Mayor Sergei Maltsev was seriously concerned that if the charter was not adopted, Kursk would repeat the situation in Vladivostok, where the governor has simply appointed the mayor. So the charter was quickly adopted and the assembly set the elections for 6 June. Now the campaign season is already under way.
25 March 1999
KURSK GOVERNOR SIDES WITH MINERS AGAINST ROSSIISKII KREDIT
Vadim Samoilov, the general director of the Mikhailov Ore Enrichment Combine (MGOK), announced his resignation on 25 February, under pressure from the plant's majority shareholder, Moscow-based Rossiiskii Kredit bank. Only two weeks before, Samoilov had come to Kursk to report that the company had grown 24.7 percent in 1998.
By January 1999 the combine's growth reached 110 percent of projections, exceeding even the best performance of the Soviet era. Samoilov's resignation seems especially puzzling after such an "economic miracle."
Kursk Oblast officials cite three reasons for the resignation. First, Rossiiskii Kredit has decided to liquidate some of its MGOK stocks for cash in order to shore up its sad financial condition following the 17 August economic collapse. Second, the United States has introduced anti-dumping quotas against Russian cast iron and steel, which will cut Russian exports of these products to less than a quarter of their former size this year. And, third, the so-called "Solntsevo gang" of organized criminals has shown interest in MGOK stocks.
Oblast Governor Aleksandr Rutskoi, enraged by Rossiiskii Kredit's action, showed up at the 25 February meeting of the MGOK board. He was accompanied by Major General Aleksei Volkov, the oblast chief of police; Major General Viktor Surzhikov, the head of the oblast branch of the Federal Security Service (FSB); and Colonel Leonid Bashkeev, presidential representative in the region. The governor, a retired major general himself, with the support of his high-ranking associates, tried to talk sense into the bankers. He noted that Rossiiskii Kredit acquired MGOK not for cash but with privatization vouchers, and that the oblast itself had invested considerable resources into the company, in the form of favorable railroad and energy tariffs. Rutskoi warned the bankers that they will not be allowed to run the show in his region and called on them to ask the people for their opinion.
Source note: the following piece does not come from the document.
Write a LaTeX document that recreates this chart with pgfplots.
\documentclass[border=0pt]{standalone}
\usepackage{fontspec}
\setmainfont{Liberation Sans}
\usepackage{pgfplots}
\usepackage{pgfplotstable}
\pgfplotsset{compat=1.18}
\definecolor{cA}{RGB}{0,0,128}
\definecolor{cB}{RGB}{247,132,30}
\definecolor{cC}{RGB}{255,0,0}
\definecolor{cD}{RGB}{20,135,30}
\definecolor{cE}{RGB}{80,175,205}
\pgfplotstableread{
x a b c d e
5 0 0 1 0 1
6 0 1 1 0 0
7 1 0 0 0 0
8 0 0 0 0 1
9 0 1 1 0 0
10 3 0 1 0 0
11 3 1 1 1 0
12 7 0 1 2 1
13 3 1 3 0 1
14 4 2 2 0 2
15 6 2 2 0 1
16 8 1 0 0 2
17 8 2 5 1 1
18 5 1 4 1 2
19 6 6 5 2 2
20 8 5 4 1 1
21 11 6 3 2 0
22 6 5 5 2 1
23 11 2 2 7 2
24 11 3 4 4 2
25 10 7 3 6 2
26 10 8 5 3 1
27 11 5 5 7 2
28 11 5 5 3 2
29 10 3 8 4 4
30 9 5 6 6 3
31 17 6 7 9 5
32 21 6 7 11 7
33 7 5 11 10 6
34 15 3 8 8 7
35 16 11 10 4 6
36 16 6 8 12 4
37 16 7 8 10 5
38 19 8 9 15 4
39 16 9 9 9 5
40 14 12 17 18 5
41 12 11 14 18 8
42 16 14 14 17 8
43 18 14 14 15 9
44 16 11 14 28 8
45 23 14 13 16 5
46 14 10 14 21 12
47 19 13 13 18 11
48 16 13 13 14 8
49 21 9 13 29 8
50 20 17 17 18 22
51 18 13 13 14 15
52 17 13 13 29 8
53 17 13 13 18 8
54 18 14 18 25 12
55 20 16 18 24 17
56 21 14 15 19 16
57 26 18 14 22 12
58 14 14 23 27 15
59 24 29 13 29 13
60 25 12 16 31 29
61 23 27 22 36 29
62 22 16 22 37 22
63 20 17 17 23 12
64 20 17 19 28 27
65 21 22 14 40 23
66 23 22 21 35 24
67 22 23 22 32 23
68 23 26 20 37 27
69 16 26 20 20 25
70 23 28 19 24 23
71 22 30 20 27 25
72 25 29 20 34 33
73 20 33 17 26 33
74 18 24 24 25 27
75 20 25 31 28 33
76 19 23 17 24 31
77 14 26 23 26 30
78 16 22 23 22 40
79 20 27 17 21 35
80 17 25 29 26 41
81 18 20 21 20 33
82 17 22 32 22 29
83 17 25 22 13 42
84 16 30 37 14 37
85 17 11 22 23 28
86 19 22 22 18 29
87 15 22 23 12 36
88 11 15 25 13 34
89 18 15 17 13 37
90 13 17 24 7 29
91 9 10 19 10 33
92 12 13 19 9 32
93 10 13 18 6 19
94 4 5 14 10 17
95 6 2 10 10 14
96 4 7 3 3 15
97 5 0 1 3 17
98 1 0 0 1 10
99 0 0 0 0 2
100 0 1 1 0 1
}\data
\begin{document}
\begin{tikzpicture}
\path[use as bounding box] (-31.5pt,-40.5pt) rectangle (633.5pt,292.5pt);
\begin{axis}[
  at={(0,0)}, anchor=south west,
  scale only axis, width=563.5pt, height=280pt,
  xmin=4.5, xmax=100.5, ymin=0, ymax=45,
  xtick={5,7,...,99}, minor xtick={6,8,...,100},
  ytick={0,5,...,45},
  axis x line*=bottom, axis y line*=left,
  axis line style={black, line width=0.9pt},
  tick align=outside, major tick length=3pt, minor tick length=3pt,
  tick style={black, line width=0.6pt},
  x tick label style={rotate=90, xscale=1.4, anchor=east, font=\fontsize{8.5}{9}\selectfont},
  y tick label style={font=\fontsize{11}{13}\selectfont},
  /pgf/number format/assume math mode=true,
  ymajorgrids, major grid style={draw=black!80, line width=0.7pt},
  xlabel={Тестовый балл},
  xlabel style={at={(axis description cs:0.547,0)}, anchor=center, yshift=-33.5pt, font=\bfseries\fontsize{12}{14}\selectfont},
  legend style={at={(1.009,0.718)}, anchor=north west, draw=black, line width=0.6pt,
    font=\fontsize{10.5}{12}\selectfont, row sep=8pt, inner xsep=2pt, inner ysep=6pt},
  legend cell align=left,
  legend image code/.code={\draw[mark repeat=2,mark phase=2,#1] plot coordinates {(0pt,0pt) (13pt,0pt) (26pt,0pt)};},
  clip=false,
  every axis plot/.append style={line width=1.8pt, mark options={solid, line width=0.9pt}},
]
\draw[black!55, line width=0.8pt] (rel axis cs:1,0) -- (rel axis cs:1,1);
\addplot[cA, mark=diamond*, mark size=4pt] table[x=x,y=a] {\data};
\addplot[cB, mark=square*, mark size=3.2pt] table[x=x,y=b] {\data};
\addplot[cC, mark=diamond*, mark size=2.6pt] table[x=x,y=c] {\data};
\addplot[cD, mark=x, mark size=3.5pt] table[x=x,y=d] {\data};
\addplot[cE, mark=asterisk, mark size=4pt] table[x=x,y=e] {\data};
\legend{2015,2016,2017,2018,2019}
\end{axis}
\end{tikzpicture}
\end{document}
The people, in turn, numbering somewhere around 15,000, mobilized by the miners' union, staged a rally with slogans calling on Rutskoi to save them, on Samoilov to come back and on Rossiiskii Kredit to leave MGOK alone. Rutskoi and the other officials addressed the rally at length. The governor assured the people that they should keep working and remain calm, and promised to stand up for their interests. However, the bankers proved intransigent and refused to meet with the miners' representatives. It is not clear what will happen next, at least until the 27 March annual shareholders meeting.
4 March 1999
RUTSKOI DISMISSES KURSK PRIME MINISTER FOR REVEALING FINANCIAL PROBLEMS
On 8 December 1998 the Kursk Oblast Duma amended the regional charter to establish a new government, which would handle the majority of the oblast's nitty gritty, day-to-day economic concerns. Governor Aleksandr Rutskoi would merely monitor the actions of the government, allowing him to avoid direct responsibility for any unpleasant decisions the regional prime minister adopted. At the December meeting, the Duma elected Boris Suraev as the first Kursk prime minister.
Peaceful coexistence between Suraev and the governor lasted all of two months.
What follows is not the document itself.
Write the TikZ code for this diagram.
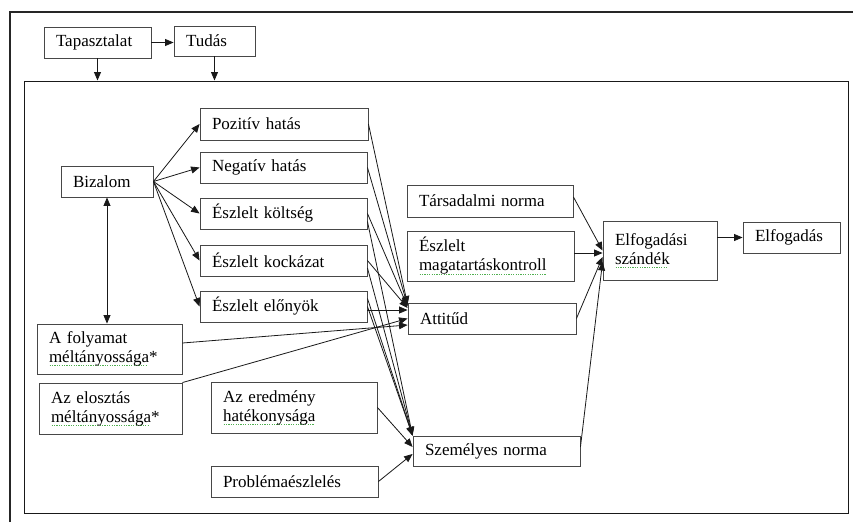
\documentclass[tikz,border=0pt]{standalone}
\usepackage{fontspec}
\setmainfont{Liberation Serif}
\usetikzlibrary{arrows.meta,calc}
\definecolor{spellgreen}{RGB}{80,175,80}
\newsavebox\gsqbox
\newcommand\gsq[1]{\leavevmode\sbox\gsqbox{#1}\rlap{\raisebox{-3.6pt}{\color{spellgreen}\leaders\hbox to 2.4pt{\hss\rule{1.1pt}{1pt}\hss}\hskip\wd\gsqbox}}\usebox\gsqbox}
\begin{document}
\begin{tikzpicture}[x=1pt,y=-1pt,
  bx/.style={draw=black!72, line width=0.9pt, inner xsep=12pt, inner ysep=0pt, align=left,
             font=\fontsize{17}{19}\selectfont},
  ar/.style={line width=0.8pt, draw=black!90, -{Triangle[length=8.5pt,width=7pt]}},
  biar/.style={line width=0.8pt, draw=black!90, {Triangle[length=8.5pt,width=7pt]}-{Triangle[length=8.5pt,width=7pt]}},
]
\useasboundingbox (0,0) rectangle (853,522);
\fill[white] (0,0) rectangle (853,522);
\draw[line width=2.6pt, black!85] (10,522) -- (10,12) -- (853,12);
\node[draw=black!90, line width=1pt, minimum width=824pt, minimum height=432pt, inner sep=0pt] (frame) at (436,297) {};

% boxes
\node[bx, text width=83pt, minimum height=31pt] (tap) at (97.5,42.5) {Tapasztalat};
\node[bx, text width=57pt, minimum height=30pt] (tud) at (214.5,41) {Tudás};
\node[bx, text width=68pt, minimum height=31pt] (biz) at (107,181.5) {Bizalom};
\node[bx, text width=144pt, minimum height=32pt] (poz) at (284,124) {Pozitív hatás};
\node[bx, text width=143pt, minimum height=31pt] (neg) at (283.5,167.5) {Negatív hatás};
\node[bx, text width=143pt, minimum height=31pt] (kolt) at (283.5,213.5) {Észlelt költség};
\node[bx, text width=143pt, minimum height=31pt] (kock) at (283.5,260.5) {Észlelt kockázat};
\node[bx, text width=143pt, minimum height=31pt] (elo) at (283.5,306.5) {Észlelt előnyök};
\node[bx, text width=121pt, minimum height=50pt] (fol) at (109.5,349) {A folyamat\\\gsq{méltányossága}*};
\node[bx, text width=119pt, minimum height=51pt] (elosz) at (110.5,408.5) {Az elosztás\\\gsq{méltányossága}*};
\node[bx, text width=142pt, minimum height=51pt] (ered) at (294,407.5) {Az eredmény\\\gsq{hatékonysága}};
\node[bx, text width=143pt, minimum height=31pt] (prob) at (294.5,481.5) {Problémaészlelés};
\node[bx, text width=142pt, minimum height=32pt] (tars) at (490,201) {Társadalmi norma};
\node[bx, text width=143pt, minimum height=50pt] (mag) at (490.5,256) {Észlelt\\\gsq{magatartáskontroll}};
\node[bx, text width=144pt, minimum height=31pt] (att) at (492,318.5) {Attitűd};
\node[bx, text width=143pt, minimum height=30pt] (szem) at (496.5,451) {Személyes norma};
\node[bx, text width=90pt, minimum height=59pt] (szand) at (660,250.5) {Elfogadási\\\gsq{szándék}};
\node[bx, text width=73pt, minimum height=31pt] (elf) at (791.5,237.5) {Elfogadás};

% top
\draw[ar] (tap.east) -- (tap.east -| tud.west);
\draw[ar] (tap.south) -- (tap.south |- frame.north);
\draw[ar] (tud.south) -- (tud.south |- frame.north);

% Bizalom
\foreach \t in {poz,neg,kolt,kock,elo} \draw[ar] (biz.east) -- (\t.west);
\draw[biar] (biz.south) -- (biz.south |- fol.north);

% to Attitud
\draw[ar] (poz.east) -- ([yshift=14pt]att.west);
\draw[ar] (neg.east) -- ([yshift=13pt]att.west);
\draw[ar] (kolt.east) -- ([yshift=12pt]att.west);
\draw[ar] (kock.east) -- ([yshift=10.5pt]att.west);
\draw[ar] ([yshift=-3.5pt]elo.east) -- ([yshift=8.5pt]att.west);
\draw[ar] ([yshift=6pt]fol.east) -- ([yshift=-6.5pt]att.west);
\draw[ar] (elosz.north east) -- (att.west);

% to Szemelyes norma
\draw[ar] ([yshift=-8pt]kolt.east) -- (szem.north west);
\draw[ar] ([yshift=-7.5pt]kock.east) -- (szem.north west);
\draw[ar] ([yshift=8pt]elo.east) -- (szem.north west);
\draw[ar] (elo.east) -- (szem.north west);
\draw[ar] (ered.east) -- ([yshift=4pt]szem.west);
\draw[ar] (prob.east) -- ([yshift=-3pt]szem.west);

% to Elfogadasi szandek
\draw[ar] ([yshift=4pt]tars.east) -- (szand.west);
\draw[ar] ([yshift=3pt]mag.east) -- ([yshift=-2.5pt]szand.west);
\draw[ar] (att.east) -- ([yshift=-6.5pt]szand.west);
\draw[ar] ([yshift=4pt]szem.east) -- ([yshift=-11.5pt]szand.west);
\draw[ar] (szand.east |- elf.west) -- (elf.west);
\end{tikzpicture}
\end{document}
During this time Suraev launched an extensive investigation of Kursk's economic situation. Having examined the debts incurred over the two years since Rutskoi came to power, Suraev prepared a very interesting document which detailed how much money Kursk Oblast actually owed and to whom. The figures indicated that the oblast could be declared bankrupt.
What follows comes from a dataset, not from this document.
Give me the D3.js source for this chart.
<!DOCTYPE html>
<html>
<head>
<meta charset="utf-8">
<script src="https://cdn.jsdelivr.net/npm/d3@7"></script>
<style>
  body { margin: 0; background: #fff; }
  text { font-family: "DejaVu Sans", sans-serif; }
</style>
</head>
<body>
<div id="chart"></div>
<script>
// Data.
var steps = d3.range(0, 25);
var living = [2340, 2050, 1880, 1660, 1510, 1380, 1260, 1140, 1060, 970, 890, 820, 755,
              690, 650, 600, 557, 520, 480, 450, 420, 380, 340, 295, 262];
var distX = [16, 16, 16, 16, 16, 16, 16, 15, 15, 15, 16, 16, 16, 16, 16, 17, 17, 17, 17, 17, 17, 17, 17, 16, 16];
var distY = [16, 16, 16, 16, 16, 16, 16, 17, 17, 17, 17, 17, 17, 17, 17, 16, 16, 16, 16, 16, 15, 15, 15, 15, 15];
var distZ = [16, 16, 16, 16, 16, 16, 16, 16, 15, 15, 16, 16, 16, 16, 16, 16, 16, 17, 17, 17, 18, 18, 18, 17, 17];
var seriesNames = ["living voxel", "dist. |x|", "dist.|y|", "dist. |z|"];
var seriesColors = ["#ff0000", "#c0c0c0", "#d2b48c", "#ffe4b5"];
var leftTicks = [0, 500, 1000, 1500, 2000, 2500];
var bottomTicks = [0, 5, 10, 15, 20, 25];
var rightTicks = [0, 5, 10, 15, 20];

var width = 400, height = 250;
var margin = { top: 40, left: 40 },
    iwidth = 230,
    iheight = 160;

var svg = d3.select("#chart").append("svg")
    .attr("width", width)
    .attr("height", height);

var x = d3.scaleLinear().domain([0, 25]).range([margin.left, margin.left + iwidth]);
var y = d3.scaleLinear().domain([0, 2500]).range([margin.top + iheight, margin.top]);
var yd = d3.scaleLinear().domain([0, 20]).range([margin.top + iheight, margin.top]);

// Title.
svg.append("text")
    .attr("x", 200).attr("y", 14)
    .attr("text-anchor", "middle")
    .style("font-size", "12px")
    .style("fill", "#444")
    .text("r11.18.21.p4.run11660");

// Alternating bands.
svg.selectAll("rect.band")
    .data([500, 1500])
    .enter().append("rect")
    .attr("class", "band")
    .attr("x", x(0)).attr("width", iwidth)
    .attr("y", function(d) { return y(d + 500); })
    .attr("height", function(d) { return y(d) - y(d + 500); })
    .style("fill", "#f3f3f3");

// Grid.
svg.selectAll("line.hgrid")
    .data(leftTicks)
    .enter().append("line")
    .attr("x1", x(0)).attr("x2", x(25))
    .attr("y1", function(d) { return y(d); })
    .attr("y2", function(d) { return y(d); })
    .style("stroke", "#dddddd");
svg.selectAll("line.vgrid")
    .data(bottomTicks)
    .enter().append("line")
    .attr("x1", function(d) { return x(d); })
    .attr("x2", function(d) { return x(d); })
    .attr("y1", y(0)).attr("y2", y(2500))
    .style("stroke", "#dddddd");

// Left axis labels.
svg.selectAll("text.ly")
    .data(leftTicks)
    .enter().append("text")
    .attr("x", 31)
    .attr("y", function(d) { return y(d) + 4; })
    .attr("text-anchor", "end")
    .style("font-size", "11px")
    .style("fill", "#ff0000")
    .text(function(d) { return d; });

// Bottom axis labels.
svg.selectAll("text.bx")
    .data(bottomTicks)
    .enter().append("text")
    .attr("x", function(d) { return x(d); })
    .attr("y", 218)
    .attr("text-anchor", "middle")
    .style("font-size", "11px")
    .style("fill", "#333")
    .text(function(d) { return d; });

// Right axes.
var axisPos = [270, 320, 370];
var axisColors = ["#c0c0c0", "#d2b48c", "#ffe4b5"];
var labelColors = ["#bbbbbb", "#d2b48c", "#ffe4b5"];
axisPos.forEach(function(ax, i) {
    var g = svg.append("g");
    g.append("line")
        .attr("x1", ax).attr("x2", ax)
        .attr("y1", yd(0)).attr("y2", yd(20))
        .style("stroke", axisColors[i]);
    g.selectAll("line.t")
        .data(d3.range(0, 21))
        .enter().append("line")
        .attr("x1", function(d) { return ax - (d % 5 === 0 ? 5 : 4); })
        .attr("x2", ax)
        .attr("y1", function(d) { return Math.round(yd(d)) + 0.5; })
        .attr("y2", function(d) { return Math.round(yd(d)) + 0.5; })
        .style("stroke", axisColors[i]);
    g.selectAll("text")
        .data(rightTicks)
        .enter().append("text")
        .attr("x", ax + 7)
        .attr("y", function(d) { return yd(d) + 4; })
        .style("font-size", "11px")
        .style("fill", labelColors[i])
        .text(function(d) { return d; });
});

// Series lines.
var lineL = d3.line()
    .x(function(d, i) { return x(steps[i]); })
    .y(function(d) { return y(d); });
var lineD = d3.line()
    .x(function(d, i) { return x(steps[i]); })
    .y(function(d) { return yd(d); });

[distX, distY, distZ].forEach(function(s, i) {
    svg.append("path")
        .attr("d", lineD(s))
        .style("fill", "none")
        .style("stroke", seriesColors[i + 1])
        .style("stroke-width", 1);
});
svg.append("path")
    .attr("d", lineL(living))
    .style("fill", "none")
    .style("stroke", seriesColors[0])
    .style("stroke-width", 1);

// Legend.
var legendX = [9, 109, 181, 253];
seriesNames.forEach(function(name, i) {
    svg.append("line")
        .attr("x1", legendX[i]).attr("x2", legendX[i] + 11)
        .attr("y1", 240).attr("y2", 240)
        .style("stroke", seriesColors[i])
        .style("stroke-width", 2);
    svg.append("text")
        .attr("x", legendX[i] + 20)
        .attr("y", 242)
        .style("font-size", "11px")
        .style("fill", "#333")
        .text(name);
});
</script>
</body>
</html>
On 12 February the paper was distributed to the governor, the chairman of the oblast duma, and the presidential representative in the oblast. The following day Rutskoi dismissed Suraev.
In trying to explain Rutskoi's decision, Oblast Duma Deputy Chairman Nikolai Ivanov, a member of the Communist Party of the Russian Federation, said , "I think that the governor considers this information to be confidential and its publication could hurt our ability to attract investors. Since Kursk Oblast is heavily indebted, no one will want to offer additional credits to the region. Rutskoi felt that this information was harmful to the oblast, and dismissed Suraev. By law the duma has the right to question the governor about this."
18 February 1998
KURSK RAISES MONEY THROUGH HIGHER UTILITY, TRANSPORT RATES
On New Year's Eve, the Kurk City Council voted to increase the rates for all types of utility services: rent, water, heat, waste collection, electricity and others. The council members justified their decision by citing a federal law that requires residents to pay at least 50 percent of these services in 1999 (in contrast to 30 percent in 1998). However, in rubles these services will increase not by 20 percent, as one would expect, but nearly twice. The council leaders blamed this sharp increase on the crisis and the ruble devaluation in the last six months. Not everybody across the board will incur the price hike, only those, whose income exceeds 500 rubles per person in the household. The rest will pay old tariffs.
However, the main reason for such a radical decision is the failure of the oblast to pay what it owes to the city budget. Two months ago the city sued the oblast duma, which had blocked the transfer of 120 million rubles to the city. Another source of revenue for the city is revoking privileges to ride public transportation free of charge on weekends for some groups that enjoy these benefits according to federal and local laws. About half of all adults in Kursk and all the
children under the age of 16 enjoy these benefits. This measure would help the city avoid raising the general price for public transportation, an unpopular measure the council members want to avoid on the eve of elections this year. Here again the city clashed with the oblast, which had approved these benefits recently. During the first weekend when the benefits were revoked, on 16-17 January, revenues from public transportation increased by 2.5-3 times.